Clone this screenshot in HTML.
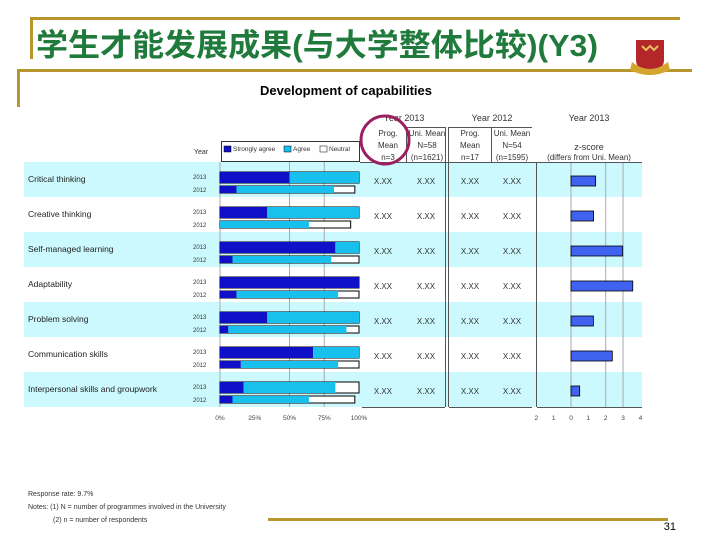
<!DOCTYPE html>
<html><head><meta charset="utf-8"><style>
body{margin:0;background:#fff;}
svg{display:block;font-family:"Liberation Sans",Arial,sans-serif;}
</style></head><body>
<svg id="chart" width="720" height="540" viewBox="0 0 720 540">
<rect width="720" height="540" fill="#fff"/>
<g fill="#b8962e">
<rect x="30" y="17" width="650" height="3"/><rect x="30" y="17" width="3" height="42"/>
<rect x="17" y="69" width="675" height="3"/><rect x="17" y="69" width="3" height="38"/>
<rect x="268" y="518" width="400" height="3"/>
</g>
<text x="36" y="56" font-size="31" font-weight="bold" fill="#1f7a3c" textLength="562" lengthAdjust="spacingAndGlyphs" font-family="'Liberation Sans','Noto Sans CJK SC',sans-serif">学生才能发展成果(与大学整体比较)(Y3)</text>
<g>
<path d="M636 40 h28 v20 q0 10 -14 14 q-14 -4 -14 -14z" fill="#b3262a"/>
<path d="M632 62 q18 14 36 0 l2 8 q-20 10 -40 0z" fill="#d4a52e"/>
<path d="M642 46 l4 4 l4 -4 l4 4 l4 -4" stroke="#e6c05a" stroke-width="2" fill="none"/>
</g>
<text x="346" y="95" font-size="13" font-weight="bold" text-anchor="middle">Development of capabilities</text>
<g id="bands"></g>
<g id="header" font-size="9" fill="#333" text-anchor="middle">
<text x="404" y="121">Year 2013</text>
<text x="492" y="121">Year 2012</text>
<text x="589" y="121">Year 2013</text>
<text x="388" y="136" font-size="8">Prog.</text><text x="388" y="148" font-size="8">Mean</text><text x="388" y="160" font-size="8">n=3</text>
<text x="427" y="136" font-size="8">Uni. Mean</text><text x="427" y="148" font-size="8">N=58</text><text x="427" y="160" font-size="8">(n=1621)</text>
<text x="470" y="136" font-size="8">Prog.</text><text x="470" y="148" font-size="8">Mean</text><text x="470" y="160" font-size="8">n=17</text>
<text x="512" y="136" font-size="8">Uni. Mean</text><text x="512" y="148" font-size="8">N=54</text><text x="512" y="160" font-size="8">(n=1595)</text>
<text x="589" y="150" font-size="9">z-score</text>
<text x="589" y="160" font-size="8">(differs from Uni. Mean)</text>
<text x="201" y="154" font-size="7">Year</text>
</g>
<g stroke="#555" stroke-width="1" fill="none">
<path d="M406.5 127 V162 M406 127.5 H445 M449 127.5 H532 M491.5 127 V162 M445.5 127 V407 M448.5 127 V407 M360 162.5 H642 M536.5 162 V407"/>
<path d="M362 407.5 H445 M449 407.5 H532 M537 407.5 H642"/>
</g>
<g font-size="6.5" fill="#333">
<rect x="221.5" y="141.5" width="138" height="20" fill="none" stroke="#333"/>
<rect x="224" y="146" width="7" height="6" fill="#1010c8" stroke="#000" stroke-width="0.5"/><text x="233" y="151">Strongly agree</text>
<rect x="284" y="146" width="7" height="6" fill="#18c0ee" stroke="#000" stroke-width="0.5"/><text x="293" y="151">Agree</text>
<rect x="320" y="146" width="7" height="6" fill="#fff" stroke="#000" stroke-width="0.5"/><text x="329" y="151">Neutral</text>
</g>
<g id="rows"></g>
<g id="axes" font-size="6.5" fill="#444" text-anchor="middle"></g>
<circle cx="385" cy="140" r="24" fill="none" stroke="#9c1f60" stroke-width="3"/>
<g font-size="7" fill="#333">
<text x="28" y="496">Response rate: 9.7%</text>
<text x="28" y="509">Notes: (1) N = number of programmes involved in the University</text>
<text x="53" y="522">(2) n = number of respondents</text>
</g>
<text x="676" y="530" font-size="11" text-anchor="end">31</text>
</svg>
<script>
const categories=["Critical thinking","Creative thinking","Self-managed learning","Adaptability","Problem solving","Communication skills","Interpersonal skills and groupwork"];
const sa2013=[50,34,83,100,34,67,17];
const ag2013=[50,66,17,0,66,33,66];
const ne2013=[0,0,0,0,0,0,17];
const sa2012=[12,0,9,12,6,15,9];
const ag2012=[70,64,71,73,85,70,55];
const ne2012=[15,30,20,15,9,15,33];
const zscores=[1.42,1.3,2.98,3.56,1.29,2.38,0.5];
const pctTicks=["0%","25%","50%","75%","100%"];
const zTicks=["2","1","0","1","2","3","4"];
const zTickVals=[-2,-1,0,1,2,3,4];
const NS="http://www.w3.org/2000/svg";
const px=v=>220+v*1.39;
const zx=v=>571+v*17.35;
const rowTop=i=>162+i*35;
function mk(tag,attrs,parent){const e=document.createElementNS(NS,tag);for(const k in attrs)e.setAttribute(k,attrs[k]);parent.appendChild(e);return e;}
const bands=document.getElementById('bands'),rows=document.getElementById('rows'),axes=document.getElementById('axes');
categories.forEach((c,i)=>{
  const t=rowTop(i);
  if(i%2===0){const b=mk('rect',{x:24,y:t,width:618,height:35,fill:'#ccf9fd'},bands);
    
    }
});
[50,75].forEach(v=>{const l=mk('line',{x1:px(v),x2:px(v),y1:162,y2:407,stroke:'#aaa','stroke-width':1},bands);
  
  });
mk('line',{x1:px(0),x2:px(0),y1:162,y2:407,stroke:'#aaa'},bands);
[0,2,3].forEach(v=>{const l=mk('line',{x1:zx(v),x2:zx(v),y1:162,y2:407,stroke:'#aaa'},bands);
  
  });
categories.forEach((c,i)=>{
  const t=rowTop(i);
  const lab=mk('text',{x:28,y:t+20,'font-size':8.5,fill:'#222'},rows);lab.textContent=c;
  
  
  const y1=mk('text',{x:193,y:t+17,'font-size':6,fill:'#333'},rows);y1.textContent='2013';
  
  
  const y2=mk('text',{x:193,y:t+30,'font-size':6,fill:'#333'},rows);y2.textContent='2012';
  
  
  [[sa2013,ag2013,ne2013,t+10,11],[sa2012,ag2012,ne2012,t+24,7]].forEach(([s,a,n,y,h],k)=>{
    const tot=s[i]+a[i]+n[i];
    mk('rect',{x:px(0),y:y,width:px(tot)-px(0),height:h,fill:'#fff',stroke:'#000','stroke-width':1},rows);
    const r1=mk('rect',{x:px(0),y:y,width:px(s[i])-px(0),height:h,fill:'#1010c8'},rows);
    
    
    const r2=mk('rect',{x:px(s[i]),y:y,width:px(s[i]+a[i])-px(s[i]),height:h,fill:'#18c0ee'},rows);
    
    
  });
  [383,426,470,512].forEach(x=>{const v=mk('text',{x:x,y:t+22,'font-size':8,'text-anchor':'middle',fill:'#333'},rows);v.textContent='X.XX';
    
    });
  const zb=mk('rect',{x:zx(0),y:t+14,width:zx(zscores[i])-zx(0),height:10,fill:'#3f63f0',stroke:'#000','stroke-width':0.8},rows);
  
  
});
pctTicks.forEach((s,k)=>{const e=mk('text',{x:px(k*25),y:420},axes);e.textContent=s;
  
  });
zTicks.forEach((s,k)=>{const e=mk('text',{x:zx(zTickVals[k]),y:420},axes);e.textContent=s;
  
  });
</script>
</body></html>
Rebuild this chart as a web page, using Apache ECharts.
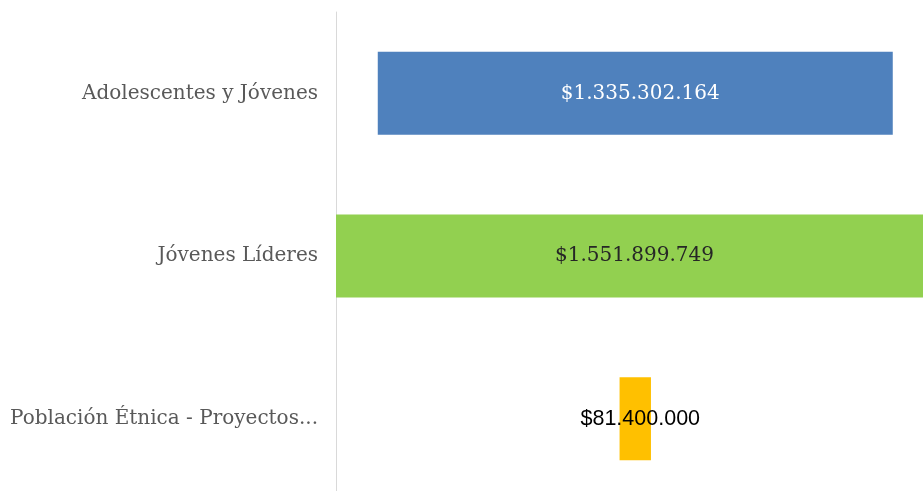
<!DOCTYPE html>
<html>
<head>
<meta charset="utf-8">
<script src="https://cdn.jsdelivr.net/npm/echarts@6/dist/echarts.min.js"></script>
<style>
  html, body { margin: 0; padding: 0; background: #fff; overflow: hidden; }
  #main { width: 923px; height: 500px; }
</style>
</head>
<body>
<div id="main"></div>
<script>
// datos del gráfico
var categorias = ['Adolescentes y Jóvenes', 'Jóvenes Líderes', 'Población Étnica - Proyectos...'];
var valores = [1335302164, 1551899749, 81400000];
var etiquetas = ['$1.335.302.164', '$1.551.899.749', '$81.400.000'];
var colores = ['#4F81BD', '#92D050', '#FFC000'];

// barras centradas: un relleno invisible a la izquierda
var maximo = Math.max.apply(null, valores);
var relleno = valores.map(function (v) { return (maximo - v) / 2; });

var labelStyles = [
    { color: '#ffffff', fontFamily: 'DejaVu Serif', fontSize: 20 },
    { color: '#262626', fontFamily: 'DejaVu Serif', fontSize: 20 },
    { color: '#000000', fontFamily: 'Liberation Sans', fontSize: 21.5 }
];

var myChart = echarts.init(document.getElementById('main'));

var option = {
    animation: false,
    grid: { left: 336, right: 0, top: 12, bottom: 0 },
    xAxis: {
        type: 'value',
        min: 0,
        max: 1522000000,
        show: false
    },
    yAxis: {
        type: 'category',
        inverse: true,
        data: categorias,
        axisLine: { show: true, lineStyle: { color: '#d9d9d9', width: 1 } },
        axisTick: { show: false },
        axisLabel: {
            color: '#595959',
            fontFamily: 'DejaVu Serif',
            fontSize: 20,
            margin: 18
        }
    },
    series: [
        {
            type: 'bar',
            stack: 'total',
            barWidth: '51%',
            itemStyle: { color: 'transparent' },
            data: relleno,
            silent: true
        },
        {
            type: 'bar',
            stack: 'total',
            barWidth: '51%',
            data: valores.map(function (v, i) {
                return {
                    value: v,
                    itemStyle: { color: colores[i] },
                    label: {
                        show: true,
                        position: 'inside',
                        offset: [5, 0],
                        formatter: etiquetas[i],
                        color: labelStyles[i].color,
                        fontFamily: labelStyles[i].fontFamily,
                        fontSize: labelStyles[i].fontSize
                    }
                };
            })
        }
    ]
};
myChart.setOption(option);
</script>
</body>
</html>
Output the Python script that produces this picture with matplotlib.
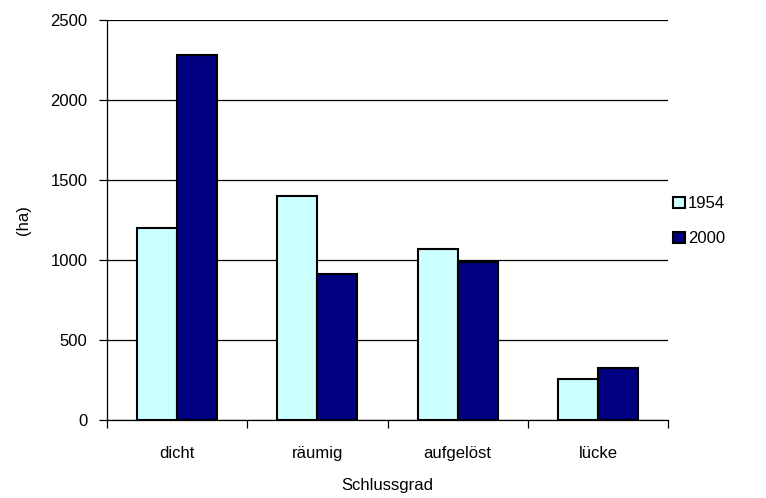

*Task to carry out*
Of the lines above, how many hold the word "this"? Say the number alone.

*Output of the exercise*
3